Entries with chart source code
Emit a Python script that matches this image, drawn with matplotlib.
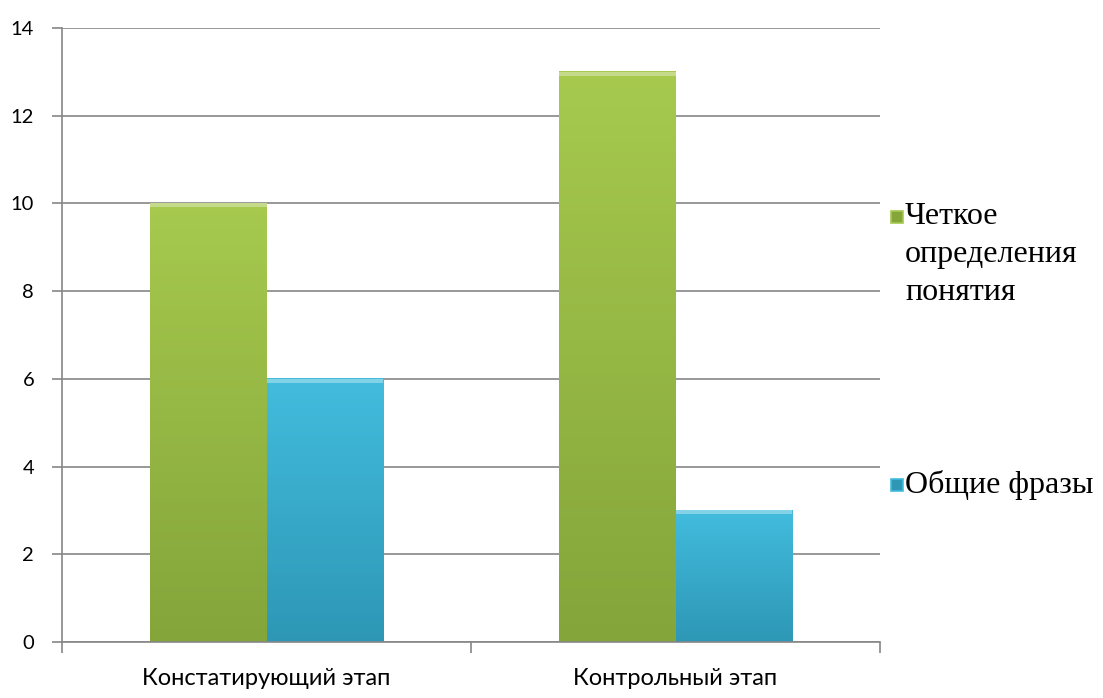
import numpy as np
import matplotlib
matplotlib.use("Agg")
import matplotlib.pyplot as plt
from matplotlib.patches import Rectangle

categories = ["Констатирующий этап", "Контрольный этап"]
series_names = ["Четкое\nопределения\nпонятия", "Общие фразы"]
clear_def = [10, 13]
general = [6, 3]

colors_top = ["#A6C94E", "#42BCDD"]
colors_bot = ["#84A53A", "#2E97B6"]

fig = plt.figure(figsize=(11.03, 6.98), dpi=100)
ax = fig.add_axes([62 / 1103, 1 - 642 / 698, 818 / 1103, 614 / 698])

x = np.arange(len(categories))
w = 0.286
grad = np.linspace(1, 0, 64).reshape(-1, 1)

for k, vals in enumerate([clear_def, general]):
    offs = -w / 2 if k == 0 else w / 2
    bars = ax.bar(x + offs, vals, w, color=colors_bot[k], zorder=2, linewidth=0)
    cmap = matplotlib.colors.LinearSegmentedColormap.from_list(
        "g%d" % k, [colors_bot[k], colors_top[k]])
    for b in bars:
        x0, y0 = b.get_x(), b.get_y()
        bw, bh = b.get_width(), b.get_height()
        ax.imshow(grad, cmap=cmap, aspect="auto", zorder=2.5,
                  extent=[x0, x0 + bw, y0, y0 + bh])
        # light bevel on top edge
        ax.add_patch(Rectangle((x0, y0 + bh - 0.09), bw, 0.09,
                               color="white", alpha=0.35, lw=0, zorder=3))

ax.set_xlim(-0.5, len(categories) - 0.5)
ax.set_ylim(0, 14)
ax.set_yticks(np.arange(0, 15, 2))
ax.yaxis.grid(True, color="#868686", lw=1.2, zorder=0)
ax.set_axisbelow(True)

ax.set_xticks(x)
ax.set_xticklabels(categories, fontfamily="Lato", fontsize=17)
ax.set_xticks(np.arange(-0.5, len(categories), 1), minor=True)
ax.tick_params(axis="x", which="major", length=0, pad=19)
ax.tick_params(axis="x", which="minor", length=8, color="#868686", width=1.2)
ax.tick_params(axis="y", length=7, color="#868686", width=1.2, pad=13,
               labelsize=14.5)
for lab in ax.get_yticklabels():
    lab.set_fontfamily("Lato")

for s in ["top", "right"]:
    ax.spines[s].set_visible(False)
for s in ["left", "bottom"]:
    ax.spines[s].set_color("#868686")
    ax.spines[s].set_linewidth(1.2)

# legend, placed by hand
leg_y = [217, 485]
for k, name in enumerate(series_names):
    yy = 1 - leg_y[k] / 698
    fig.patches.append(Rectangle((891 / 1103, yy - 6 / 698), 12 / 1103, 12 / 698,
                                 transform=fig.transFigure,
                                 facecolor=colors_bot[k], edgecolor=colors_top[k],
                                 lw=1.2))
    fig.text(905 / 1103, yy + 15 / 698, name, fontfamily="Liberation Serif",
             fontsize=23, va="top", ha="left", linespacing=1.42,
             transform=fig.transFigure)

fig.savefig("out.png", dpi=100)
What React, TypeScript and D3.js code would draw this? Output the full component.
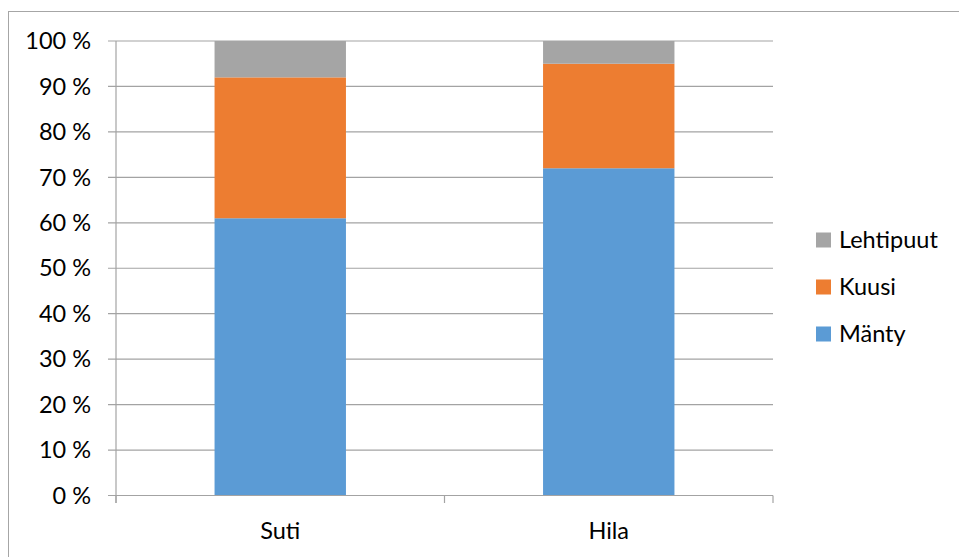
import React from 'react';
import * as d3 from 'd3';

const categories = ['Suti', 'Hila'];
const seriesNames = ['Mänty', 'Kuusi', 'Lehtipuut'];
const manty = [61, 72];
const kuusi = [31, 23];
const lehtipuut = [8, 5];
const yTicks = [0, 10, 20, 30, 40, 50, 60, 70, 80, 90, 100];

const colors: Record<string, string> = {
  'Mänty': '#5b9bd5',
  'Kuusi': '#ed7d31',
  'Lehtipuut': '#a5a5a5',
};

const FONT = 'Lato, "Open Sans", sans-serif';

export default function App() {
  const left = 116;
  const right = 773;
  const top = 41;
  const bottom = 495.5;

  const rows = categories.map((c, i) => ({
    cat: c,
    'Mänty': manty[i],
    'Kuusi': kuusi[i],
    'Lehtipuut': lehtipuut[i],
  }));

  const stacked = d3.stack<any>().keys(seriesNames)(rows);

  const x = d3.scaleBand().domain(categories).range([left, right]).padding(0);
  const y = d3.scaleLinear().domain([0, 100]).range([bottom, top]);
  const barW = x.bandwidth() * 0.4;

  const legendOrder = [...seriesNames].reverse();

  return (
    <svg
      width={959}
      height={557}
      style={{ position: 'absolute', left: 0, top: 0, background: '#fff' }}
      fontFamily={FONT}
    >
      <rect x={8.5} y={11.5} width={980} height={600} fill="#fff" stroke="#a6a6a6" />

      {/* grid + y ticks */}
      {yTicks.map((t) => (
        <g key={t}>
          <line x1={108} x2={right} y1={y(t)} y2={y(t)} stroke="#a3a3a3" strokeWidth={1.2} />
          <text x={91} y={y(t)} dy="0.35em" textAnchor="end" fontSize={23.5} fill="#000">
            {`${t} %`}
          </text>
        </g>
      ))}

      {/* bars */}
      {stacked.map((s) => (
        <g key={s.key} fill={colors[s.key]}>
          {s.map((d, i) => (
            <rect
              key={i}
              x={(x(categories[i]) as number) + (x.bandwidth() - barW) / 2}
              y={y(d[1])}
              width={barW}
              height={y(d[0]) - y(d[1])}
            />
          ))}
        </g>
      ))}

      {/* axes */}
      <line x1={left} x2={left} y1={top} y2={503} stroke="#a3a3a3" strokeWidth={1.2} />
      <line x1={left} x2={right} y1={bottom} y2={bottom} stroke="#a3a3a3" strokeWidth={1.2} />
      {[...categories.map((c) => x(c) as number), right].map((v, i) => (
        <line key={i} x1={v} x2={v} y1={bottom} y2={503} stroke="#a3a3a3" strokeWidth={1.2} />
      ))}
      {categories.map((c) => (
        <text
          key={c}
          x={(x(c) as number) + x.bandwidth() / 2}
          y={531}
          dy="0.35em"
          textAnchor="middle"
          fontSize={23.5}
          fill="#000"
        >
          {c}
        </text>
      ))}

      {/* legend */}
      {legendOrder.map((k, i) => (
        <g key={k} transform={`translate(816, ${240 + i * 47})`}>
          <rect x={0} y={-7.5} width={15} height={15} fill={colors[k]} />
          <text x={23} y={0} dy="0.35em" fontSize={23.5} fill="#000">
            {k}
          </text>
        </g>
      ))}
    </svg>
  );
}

** WORK REQUIRED **
Using the data above, print only the lines starting at the one with "What React, TypeScript" and ending at the one with "import * as d3 from 'd3';", exactly as they stand, minus the pictures.

** RESULT **
What React, TypeScript and D3.js code would draw this? Output the full component.
import React from 'react';
import * as d3 from 'd3';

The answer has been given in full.